June finds plant life and coral going underwater for “Bathing Beautiful” (June 8 through May 3, 2020). It considers the use of marine designs in bathroom wallcoverings, which began to move from the sterile and hygienic to the playful and aquatic around 1910 as the large-scale, watercolor-like design — albeit with waterproof, oil-based inks — for an alcove gallery suggests.

Running concurrently is “Natural Plastics,” which gets to the heart of what Siemon was talking about in our tour of “Katagami” and “Embroidered and Embellished.” Designers have celebrated nature through their creations and use of natural materials, included malleable tortoiseshell, vulcanized rubber, bioplastic pellets, strong leather and semi-synthetics like rayon and celluloid.

But the popularity and depletion of organic plastics led to the creation of new synthetic versions that have created environmental hazards. Today, designers have gone back to the future, using traditional and nontraditional natural materials for biodegradable and renewable bioplastics in everything from packaging to home goods.
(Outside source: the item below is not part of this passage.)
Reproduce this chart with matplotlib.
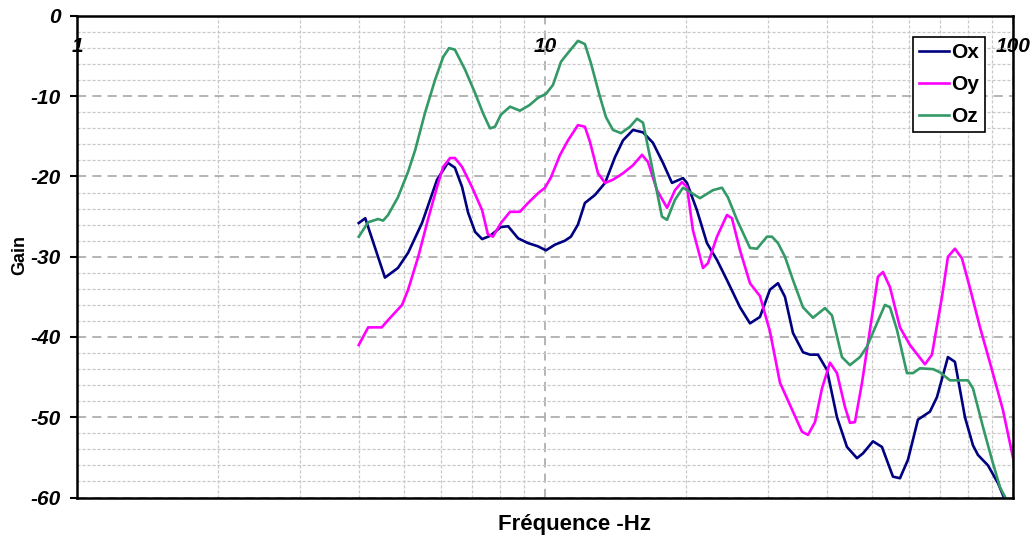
import matplotlib
matplotlib.use('Agg')
import matplotlib.pyplot as plt
from matplotlib.ticker import MultipleLocator, LogLocator, FixedFormatter, FixedLocator

plt.rcParams['font.family'] = ['Liberation Sans', 'DejaVu Sans']
plt.rcParams['axes.unicode_minus'] = False

# frequency (Hz) / gain (dB)
ox_f = [4.0, 4.13, 4.55, 4.85, 5.10, 5.46, 5.88, 6.20, 6.42, 6.65, 6.85, 7.09, 7.34, 7.63,
        8.05, 8.34, 8.76, 9.20, 9.66, 10.05, 10.5, 11.03, 11.36, 11.76, 12.17, 12.79, 13.44,
        14.11, 14.68, 15.42, 16.20, 17.01, 17.87, 18.68, 19.72, 20.11, 21.12, 22.19, 23.31,
        24.48, 26.11, 27.42, 28.80, 30.25, 31.47, 32.57, 33.88, 35.59, 36.84, 38.31, 40.05,
        42.07, 44.19, 46.42, 47.81, 50.22, 52.49, 55.41, 57.35, 59.65, 62.66, 66.47, 68.80,
        72.62, 75.17, 78.97, 82.14, 84.19, 88.44, 92.88, 95.19, 96.5]
ox_g = [-25.8, -25.2, -32.6, -31.4, -29.5, -25.8, -20.4, -18.3, -18.9, -21.3, -24.5, -26.9,
        -27.8, -27.4, -26.3, -26.2, -27.7, -28.3, -28.7, -29.2, -28.5, -28.0, -27.5, -26.0,
        -23.3, -22.3, -20.8, -17.6, -15.5, -14.2, -14.5, -15.8, -18.3, -20.8, -20.2, -20.8,
        -24.2, -28.3, -30.4, -32.9, -36.3, -38.3, -37.5, -34.1, -33.3, -35.0, -39.5, -41.9,
        -42.2, -42.2, -44.1, -50.0, -53.7, -55.1, -54.5, -53.0, -53.7, -57.4, -57.6, -55.3,
        -50.3, -49.3, -47.5, -42.5, -43.1, -50.0, -53.5, -54.7, -56.0, -58.2, -59.7, -60.5]

oy_f = [4.0, 4.19, 4.48, 4.62, 4.95, 5.10, 5.36, 5.62, 5.88, 6.06, 6.27, 6.42, 6.65, 6.98,
        7.34, 7.55, 7.74, 8.05, 8.42, 8.84, 9.20, 9.66, 10.0, 10.30, 10.77, 11.20, 11.76,
        12.17, 12.48, 12.98, 13.44, 13.97, 14.68, 15.42, 16.12, 16.60, 17.35, 18.23, 18.96,
        19.62, 20.11, 20.71, 21.76, 22.30, 23.31, 24.48, 25.09, 26.11, 27.42, 28.80, 30.25,
        31.78, 33.88, 35.41, 36.48, 37.76, 39.08, 40.64, 42.07, 43.75, 44.84, 45.96, 47.58,
        49.48, 51.46, 52.76, 54.61, 57.35, 60.25, 63.28, 64.86, 67.13, 70.52, 72.62, 75.17,
        77.80, 80.94, 85.03, 89.30, 95.19, 100.0]
oy_g = [-41.0, -38.8, -38.8, -37.9, -36.0, -34.1, -30.0, -25.4, -21.3, -18.8, -17.7, -17.7,
        -18.8, -21.3, -24.2, -27.2, -27.5, -25.8, -24.4, -24.4, -23.3, -22.1, -21.4, -20.1,
        -17.3, -15.5, -13.6, -13.8, -15.7, -19.6, -20.8, -20.4, -19.6, -18.6, -17.3, -18.2,
        -21.7, -23.9, -21.7, -20.7, -21.3, -26.7, -31.4, -30.8, -27.5, -24.8, -25.2, -29.2,
        -33.3, -34.9, -39.3, -45.7, -49.3, -51.8, -52.2, -50.6, -46.4, -43.2, -44.5, -48.7,
        -50.7, -50.6, -45.7, -39.1, -32.5, -31.9, -33.8, -38.8, -41.0, -42.6, -43.4, -42.2,
        -35.0, -30.0, -29.0, -30.2, -33.9, -38.8, -43.2, -49.1, -55.0]

oz_f = [4.0, 4.19, 4.40, 4.51, 4.62, 4.85, 5.10, 5.28, 5.54, 5.82, 6.06, 6.24, 6.42, 6.75,
        7.09, 7.37, 7.63, 7.82, 8.05, 8.42, 8.84, 9.27, 9.66, 10.05, 10.40, 10.82, 11.20,
        11.76, 12.17, 12.54, 13.11, 13.50, 13.97, 14.54, 15.19, 15.73, 16.20, 16.93, 17.78,
        18.23, 18.96, 19.72, 21.44, 22.86, 23.89, 24.60, 25.72, 27.42, 28.38, 29.81, 30.55,
        31.47, 32.57, 33.88, 35.59, 37.38, 39.66, 41.04, 43.11, 44.84, 47.11, 48.75, 51.21,
        53.27, 54.61, 56.51, 59.36, 61.14, 63.28, 67.47, 69.82, 73.34, 75.90, 80.14, 82.14,
        86.28, 90.19, 93.8, 96.1, 97.6]
oz_g = [-27.5, -25.7, -25.3, -25.5, -24.8, -22.6, -19.4, -16.7, -12.1, -8.0, -5.1, -4.0,
        -4.2, -6.7, -9.6, -12.1, -14.0, -13.8, -12.3, -11.3, -11.8, -11.1, -10.2, -9.7, -8.6,
        -5.7, -4.6, -3.1, -3.5, -5.9, -10.1, -12.6, -14.2, -14.6, -13.8, -12.8, -13.3, -18.8,
        -25.0, -25.4, -22.9, -21.4, -22.7, -21.7, -21.4, -22.6, -25.4, -28.9, -29.0, -27.5,
        -27.5, -28.3, -30.0, -32.9, -36.3, -37.6, -36.4, -37.3, -42.5, -43.5, -42.5, -41.2,
        -38.3, -36.0, -36.3, -39.1, -44.5, -44.5, -43.9, -44.0, -44.4, -45.4, -45.4, -45.4,
        -46.4, -51.2, -55.3, -58.7, -59.9, -60.7]

series = ['Ox', 'Oy', 'Oz']
colors = ['#000080', '#FF00FF', '#339966']
x_ticks = [1, 10, 100]
x_labels = ['1', '10', '100']

fig = plt.figure(figsize=(10.35, 5.4), dpi=100)
ax = fig.add_axes([0.0744, 0.0787, 0.9043, 0.8917])

for f, g, name, c in zip([ox_f, oy_f, oz_f], [ox_g, oy_g, oz_g], series, colors):
    ax.plot(f, g, color=c, lw=1.9, label=name, solid_joinstyle='round')

ax.set_xscale('log')
ax.set_xlim(1, 100)
ax.set_ylim(-60, 0)

ax.xaxis.set_major_locator(FixedLocator(x_ticks))
ax.xaxis.set_major_formatter(FixedFormatter(x_labels))
ax.xaxis.set_minor_locator(LogLocator(base=10, subs=range(2, 10)))
ax.yaxis.set_major_locator(MultipleLocator(10))
ax.yaxis.set_minor_locator(MultipleLocator(2))

ax.grid(which='major', ls=(0, (6, 4)), color='#a0a0a0', lw=1.1)
ax.grid(which='minor', ls=(0, (2.5, 1.5)), color='#c8c8c8', lw=0.9)
ax.set_axisbelow(True)

ax.tick_params(which='minor', length=0)
ax.tick_params(axis='x', which='major', length=0, top=True, bottom=False,
               labeltop=True, labelbottom=False, pad=-29)
ax.tick_params(axis='y', which='major', length=5, width=1.5, direction='out', pad=7)
for lab in ax.get_xticklabels() + ax.get_yticklabels():
    lab.set_fontsize(15)
    lab.set_fontweight('bold')
    lab.set_fontstyle('italic')

for s in ax.spines.values():
    s.set_linewidth(1.8)
    s.set_color('black')

ax.set_xlabel('Fréquence -Hz', fontsize=16, fontweight='bold', va='center')
ax.xaxis.set_label_coords(0.532, -0.057)
ax.set_ylabel('Gain', fontsize=13, fontweight='bold', va='center')
ax.yaxis.set_label_coords(-0.061, 0.504)

leg = ax.legend(loc='upper right', bbox_to_anchor=(0.970, 0.956), borderaxespad=0,
                fancybox=False, framealpha=1, edgecolor='black',
                prop={'weight': 'bold', 'size': 15}, handlelength=1.44,
                handletextpad=0.12, labelspacing=0.62, borderpad=0.28)
leg.get_frame().set_linewidth(1.2)

fig.savefig('out.png', dpi=100)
Cooper Hewitt continues its triennial with “Cochineal” (Nov. 9 through Jan. 3, 2020), which looks at the use of the cochineal insect from pre-Hispanic times to the mid-19th century to create the spectrum of reddish pigments that helped define the textiles, lacquered furnishings and works on paper of the Americas; and the concurrent “After Icebergs,” celebrating the 160th anniversary of Hudson River School painter Frederic Edwin Church’s Newfoundland expedition and the magisterial works it produced.

The triennial closes with “Botanical Expressions” (Dec. 7 through June 14, 2020), centering on key figures in the decorative arts from the 18th through early 20th centuries — Christopher Dresser, Emile Gallé, William Morris, and Louis Comfort Tiffany — who drew on a passion for the natural sciences and love of gardening in their textiles, ceramics, glassworks and wallcoverings. Among the loans from Smithsonian Libraries are the illustrated guidebooks that the designers used for reference.